By the early 1960s, 541 of 600 television stations were commercial and on air, broadcasting daily to about 90 percent of the houses in the United States. By the early 1990s, those numbers had increased 1062 commercial and 338 public stations, and broadcasts were reaching 98 percent of houses in the United States.
As it is understood from the historical development, process of media, the media and its instruments are improving in parallel to the technological developments. Today s media moves toward a dominant age of computers and Internet. Replacement of TV, Radio, newspapers and other instruments of media by online facilities, resulting in cheaper and utilized mass communication.

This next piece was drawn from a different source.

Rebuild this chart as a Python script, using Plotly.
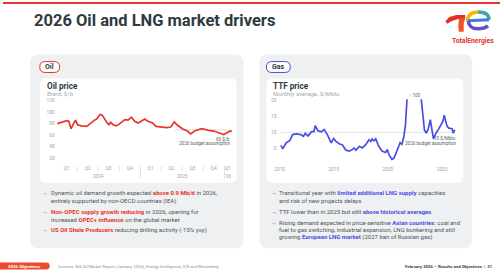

The final point reached in this marathon is the interconnection of more than 50 million computers all around the world. Although originally Internet was meant to serve simpler needs, nowadays it is becoming a medium of commercial activities and a source of information. People are exchanging their ideas, knowledge and feelings on the net rather than by conventional means of interpersonal communication. The rapid growth of this new type of media so far is certainly evidenced that there is more to come in the near future.
As an example, one important benefit of Internet being used by the whole population in a society may be the return to direct democracy. Can people decide on the issues of national politics even without leaving their homes ? Can this new medium of communication be used as a tool to realize what was once seen as the impossible ?
Certainly, the physical limitations are disappearing in small scale for now. However, the speed of technological advancement will one day overcome the problem of time and space and thus will enable democracy to be performed as it was in ancient Greece.
As presented up to this point, there is a mutual bond between media and democracy throughout history. In this entire time media has served democracy in various ways from election campaigns to warfare propaganda. However, this service has not yet reached its final limits. From the current situation it is obvious that media will be an indivisible part of democracy in the future by providing it its best form ever thought in the history of mankind.